I'm looking for somebody that can put together a Anderson lower for my AR must be in Rome GA or close by thanks!!


----------



## rayjay (Mar 8, 2016)

Do it yourself. Full instructions and function test on AR15.com . THe only tricky thing is the disconnect spring. The larger diameter end goes down in the hole in the trigger so the spring gets wedged in. The rest is straight forward but fiddly without the dedicated tools.


----------



## Ajohnson0587 (Mar 8, 2016)

youtube is your friend. built my first AR 7yrs ago using youtube videos. I have built 9 for myself and another 15-20 for friends. dnt be intimidated, they are very simple guns.


----------



## PappyHoel (Mar 8, 2016)

Are the lowers serial numbered if you don't have components in them?  How does that work?  I just built a 300 Bo but I used my bushmaster lower.


----------



## Offroadtek (Mar 8, 2016)

PappyHoel said:


> Are the lowers serial numbered if you don't have components in them?  How does that work?  I just built a 300 Bo but I used my bushmaster lower.
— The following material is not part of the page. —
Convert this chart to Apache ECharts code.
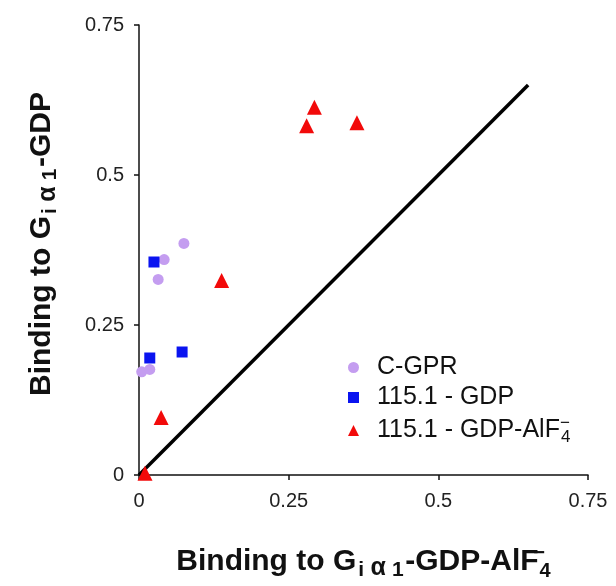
<!DOCTYPE html>
<html>
<head>
<meta charset="utf-8">
<script src="https://cdn.jsdelivr.net/npm/echarts@6/dist/echarts.min.js"></script>
<style>
  html, body { margin: 0; padding: 0; background: #fff; }
  #chart { width: 616px; height: 586px; }
</style>
</head>
<body>
<div id="chart"></div>
<script>
// values: [x = binding to GDP-AlF4-, y = binding to GDP]
const cgpr = [[0.075, 0.386], [0.042, 0.359], [0.032, 0.326], [0.0045, 0.172], [0.018, 0.176]]
const gdp = [[0.025, 0.355], [0.018, 0.195], [0.072, 0.205]]
const gdpAlf = [[0.138, 0.324], [0.293, 0.613], [0.280, 0.582], [0.364, 0.587], [0.037, 0.096], [0.010, 0.003]]
const identity = [[0, 0], [0.65, 0.65]]
const seriesNames = ['C-GPR', '115.1 - GDP', '115.1 - GDP-AlF4']
const axisTicks = [0, 0.25, 0.5, 0.75]

const font = "'Liberation Sans', Arial, sans-serif"

// rich styles for the axis titles (sub / superscripts)
const sub = { fontFamily: font, fontSize: 21, fontWeight: 'bold', color: '#111', lineHeight: 10, verticalAlign: 'bottom' }
const titleRich = {
  t: { fontFamily: font, fontSize: 30, fontWeight: 'bold', color: '#111', lineHeight: 38 },
  g: { width: 12 },
  si: Object.assign({}, sub, { width: 10 }),
  sa: Object.assign({}, sub, { fontSize: 25, width: 24 }),
  s1: Object.assign({}, sub, { width: 15 }),
  n: { fontFamily: font, fontSize: 20, fontWeight: 'bold', color: '#111', lineHeight: 2, verticalAlign: 'bottom' },
  p: { fontFamily: font, fontSize: 20, fontWeight: 'bold', color: '#111', lineHeight: 14, verticalAlign: 'top', width: 1 }
}
const legendRich = {
  g: { width: 13 },
  t: { fontFamily: font, fontSize: 25, color: '#111', lineHeight: 31 },
  n: { fontFamily: font, fontSize: 17, color: '#111', lineHeight: 2, verticalAlign: 'bottom' },
  p: { fontFamily: font, fontSize: 17, color: '#111', lineHeight: 2, verticalAlign: 'top', width: 1 }
}

const axisCommon = {
  type: 'value',
  min: axisTicks[0],
  max: axisTicks[axisTicks.length - 1],
  interval: 0.25,
  axisLine: { show: true, lineStyle: { color: '#111', width: 1.5 } },
  axisTick: { show: true, length: 5, lineStyle: { color: '#111', width: 1.5 } },
  splitLine: { show: false },
  axisLabel: { fontFamily: font, fontSize: 20, color: '#222' },
  nameLocation: 'middle'
}

const chart = echarts.init(document.getElementById('chart'), null, { renderer: 'canvas' })
chart.setOption({
  animation: false,
  grid: { left: 139, right: 28, top: 25, bottom: 109 },
  xAxis: Object.assign({}, axisCommon, {
    axisLabel: Object.assign({}, axisCommon.axisLabel, { margin: 16 }),
    name: '{t|Binding to G}{si|i}{sa|α}{s1|1}{t|-GDP-AlF}{p|−}{n|4}',
    nameGap: 68,
    nameTextStyle: { rich: titleRich }
  }),
  yAxis: Object.assign({}, axisCommon, {
    axisLabel: Object.assign({}, axisCommon.axisLabel, { margin: 15 }),
    name: '{g| }{t|Binding to G}{si|i}{sa|α}{s1|1}{t|-GDP}',
    nameGap: 78,
    nameRotate: 90,
    nameTextStyle: { rich: titleRich }
  }),
  legend: {
    orient: 'vertical',
    left: 343,
    top: 350,
    itemWidth: 11,
    itemHeight: 11,
    itemGap: 5,
    data: [
      { name: seriesNames[0], icon: 'circle' },
      { name: seriesNames[1], icon: 'rect' },
      { name: seriesNames[2], icon: 'triangle' }
    ],
    formatter: (name) => name === seriesNames[2]
      ? '{g| }{t|115.1 - GDP-AlF}{p|−}{n|4}'
      : `{g| }{t|${name}}`,
    textStyle: { rich: legendRich }
  },
  series: [
    {
      type: 'line',
      data: identity,
      symbol: 'none',
      silent: true,
      lineStyle: { color: '#000', width: 3.5 },
      z: 1
    },
    {
      name: seriesNames[0],
      type: 'scatter',
      data: cgpr,
      symbol: 'circle',
      symbolSize: 11,
      itemStyle: { color: '#c49df0', opacity: 1 },
      z: 2
    },
    {
      name: seriesNames[1],
      type: 'scatter',
      data: gdp,
      symbol: 'rect',
      symbolSize: 11,
      itemStyle: { color: '#0a14f0', opacity: 1 },
      z: 3
    },
    {
      name: seriesNames[2],
      type: 'scatter',
      data: gdpAlf,
      symbol: 'triangle',
      symbolSize: 15,
      itemStyle: { color: '#f20a0a', opacity: 1 },
      z: 4
    }
  ]
})
</script>
</body>
</html>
Yep, the lower is the numbered part.


----------



## Ajohnson0587 (Mar 9, 2016)

PappyHoel said:


> Are the lowers serial numbered if you don't have components in them?  How does that work?  I just built a 300 Bo but I used my bushmaster lower.



All AR lowers have a serial # on them, weather they are stripped (empty, no components inside) or complete. The only lowers that do not have serial #'s are 80% lowers


----------



## Nannyman (Mar 17, 2016)

Do it yourself. Very satisfying. YouTube will show you the way.


----------



## ryanh487 (Mar 17, 2016)

It's very easy to do yourself, took me about 20 minutes to do my 3rd one recently.  I'm on the north end of Kennesaw though, and might be able to meet up this weekend if you'd like help.


----------



## mattech (Mar 17, 2016)

Ajohnson0587 said:


> All AR lowers have a serial # on them, weather they are stripped (empty, no components inside) or complete. The only lowers that do not have serial #'s are 80% lowers



Yup. 


I've used YouTube to build my first couple lowers. Midway USA has a very good video on building it. Takes 30 minutes with the video


----------